Las notas del fado me iban haciendo pedir una jarra tras otra mientras los más tristes pensamientos se sucedían al mismo ritmo de la melodía, recordando mis tiempos entre cartones en algún hueco bancario debajo de un cajero en el que miles de personas, interrumpiendo mi sueño, veían como sus ilusiones iban disminuyendo a la par que lo hacía su cuenta bancaria.
Por aquel entonces yo pedía. No, no se crean que pedía dinero ni alguna otra cosa de valor material. Era un pedigüeño de palabras. Quería que alguien me hablara, me contara cualquier cosa, lastimera o radiantemente alegre, me daba igual. El tono de la conversación lo marcaba el estado de la persona en cuestión, y entre trago y trago del cartón de vino de la tienda de Marcos, el chino, (él decía Malcos, resaltando mucho la a), alguna que otra persona veía en mi al confesor anónimo del que nada importaba que conociera esos rasgos personales al ser tan solo un pordiosero tirado en el interior de un banco y al que seguramente encontrarían una mañana entre sus cartones, tieso y frío.
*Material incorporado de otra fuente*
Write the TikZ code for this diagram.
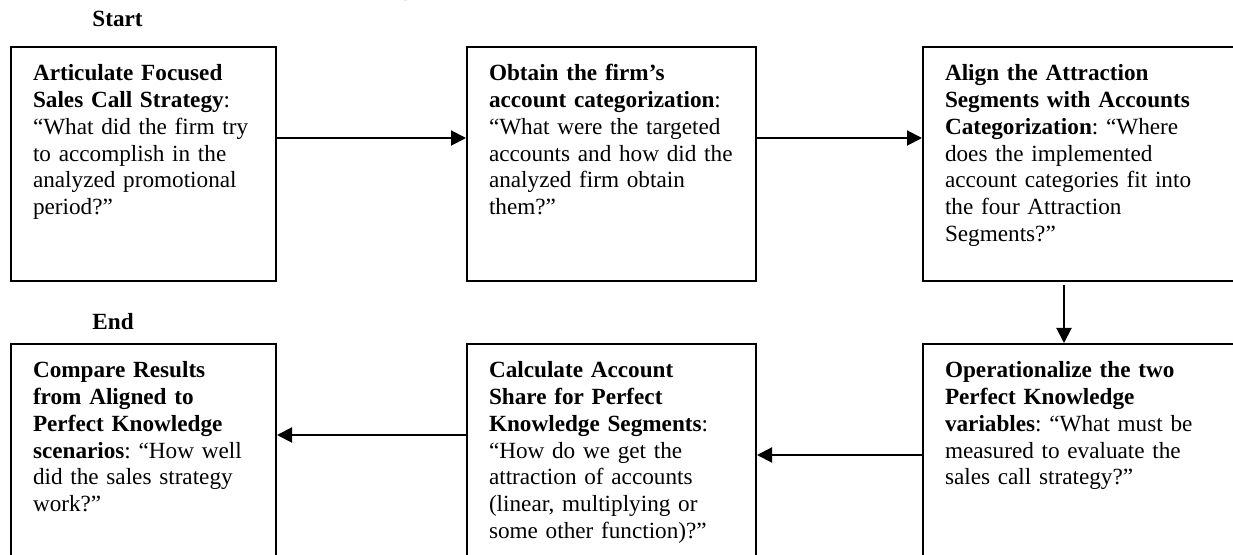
\documentclass[tikz,border=0pt]{standalone}
\usepackage{fontspec}
\setmainfont{Liberation Serif}
\usetikzlibrary{arrows.meta}
\tikzset{
  flow/.style={-{Triangle[length=7.5pt,width=7.5pt]},line width=1pt},
  stepbox/.style={draw=black,line width=1pt,anchor=north west,align=left,
                  font=\fontsize{11.6}{13.35}\selectfont\frenchspacing,inner xsep=1pt,inner ysep=8pt,
                  execute at begin node={\leftskip=10pt},
                  text height=9pt,text depth=92pt},
  stepnarrow/.style={stepbox,text width=130.5pt},
  stepwide/.style={stepbox,text width=142.5pt},
  stepopen/.style={stepbox,text width=163pt},
  tag/.style={font=\fontsize{11.6}{13.35}\selectfont\bfseries,anchor=base west,inner sep=0pt},
}
\begin{document}
\begin{tikzpicture}[x=0.5pt,y=-0.5pt]
  \useasboundingbox (0,0) rectangle (1233,555);
  \node[font=\fontsize{11.6}{13.35}\selectfont\bfseries,anchor=base] (title) at (618,-4)
    {Figure 3: Six Key Steps for an Attraction Model};

  \node[tag] (start) at (92,27) {Start};
  \node[tag] (end) at (92,330) {End};

  % top row
  \node[stepnarrow] (articulate) at (10,46)
    {\textbf{Articulate Focused}\\
     \textbf{Sales Call Strategy}:\\
     “What did the firm try\\
     to accomplish in the\\
     analyzed promotional\\
     period?”};
  \node[stepwide] (obtain) at (466,46)
    {\textbf{Obtain the firm’s}\\
     \textbf{account categorization}:\\
     “What were the targeted\\
     accounts and how did the\\
     analyzed firm obtain\\
     them?”};
  \node[stepopen] (align) at (922,46)
    {\textbf{Align the Attraction}\\
     \textbf{Segments with Accounts}\\
     \textbf{Categorization}: “Where\\
     does the implemented\\
     account categories fit into\\
     the four Attraction\\
     Segments?”};

  % bottom row
  \node[stepnarrow] (compare) at (10,343)
    {\textbf{Compare Results}\\
     \textbf{from Aligned to}\\
     \textbf{Perfect Knowledge}\\
     \textbf{scenarios}: “How well\\
     did the sales strategy\\
     work?”};
  \node[stepwide] (calculate) at (466,343)
    {\textbf{Calculate Account}\\
     \textbf{Share for Perfect}\\
     \textbf{Knowledge Segments}:\\
     “How do we get the\\
     attraction of accounts\\
     (linear, multiplying or\\
     some other function)?”};
  \node[stepopen] (operationalize) at (922,343)
    {\textbf{Operationalize the two}\\
     \textbf{Perfect Knowledge}\\
     \textbf{variables}: “What must be\\
     measured to evaluate the\\
     sales call strategy?”};

  \draw[flow] ([yshift=13pt]articulate.east) -- ([yshift=13pt]obtain.west);
  \draw[flow] ([yshift=13pt]obtain.east) -- ([yshift=13pt]align.west);
  \draw[flow] ([xshift=-12pt,yshift=-1.5pt]align.south) -- ([xshift=-12pt]operationalize.north);
  \draw[flow] ([yshift=3pt]operationalize.west) -- ([yshift=3pt]calculate.east);
  \draw[flow] ([yshift=13pt]calculate.west) -- ([yshift=13pt]compare.east);
\end{tikzpicture}
\end{document}
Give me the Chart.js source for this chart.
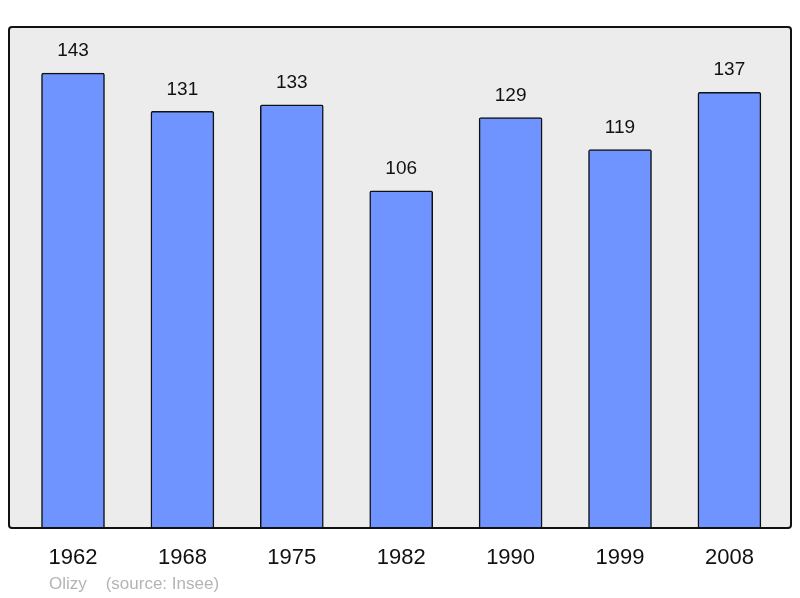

Las palabras me daban vida, me animaban a continuar en la calle. Droga que enganchaba de tal modo que cuando recibía un "déjame en paz, borracho", el daño, no por el insulto, sino por la negación de la converación, era insufrible al ver a un hombre aparentemente ocupado e integrado en la marcha rápida de la gran ciudad realmente tan solo y encerrado que ni un minuto se permitía en desahogar la tensión acumulada. Mucha gente asi me he encontrado en mis muchas noches de desvelo en la calle, mucha gente que luego paga cientos de euros en reuniones semanales con sus psicólogos, tumbados en fríos divanes de cuero viejo.
El fado me está trasladando a mis comienzos, recien concebido mi personaje por aquel que luego intentó matarme en sus papeles, cansado ya de palabras y relatos que en su ajeteadra vida ya no cuadraban. Hubo quien me echó en falta, y hasta quien me escribía a diario. Mi recuerdo a ella, que no dudó en conversar con el mísero conseguidor de susurros y conversaciones en voz baja.
Otra jarra y me marcho. El dolor es grande y los fados se suceden unos tras otros, de manera que ya no se cual es el lamento de la canción y cual es el mío propio. Tengo que dejar de venir al Mono Rojo la noche que haya fados, aunque es fácil encontrar consuelo entre sus maderas y sus gentes siempre que pagues la ronda.
Que compleja vida. De suplicar charlas y palabras a pagar por darlas, por que me escuchen. ¿entiendes tu como todo pasa de un extremo a otro casi sin desearlo? Ahora es tarde, mañana, si me acuerdo, hablaré de ello con alguien que me acepte una copa. Cipri, ¿que te debo, hombre?, que me marcho. ¿como? ¿que invitas a otra?Bueno, venga. El fado sigue sonando.
1 comentario:
Querido Anselmo, el mayor de mis regalos ha sido el reencontrarte. Ahora me pregunto, por qué no entré nunca en “La taberna del mono rojo”? Quizás yo siempre buscaba en el lugar equivocado, por la plaza Mayor o sentada en mi solitario banco del bosque. Sí, aquel que un día construimos para nosotros. Más tarde quedé por ahí muy perdida, deambulaba sin rumbo, aún continuo. Perdí, sí es que alguna vez lo tuve, el norte.
Cada día me acerco a tu taberna pero te siento como diferente, no sé, quizás es que mi memoria ha alterado el recuerdo de aquellas, nuestras conversaciones, a su propia complacencia.
Ahora ando detrás de una barra, a ratos observando, a ratos fabricando sueños sobre el amor, a ratos llorosa de soledades y whisky, a ratos por las palabras que se niegan al olvido.
Se me ocurre invitarte por mi barra, esto es más “la cueva de los locos”, como a mano izquierda de la vida. Te esperaré.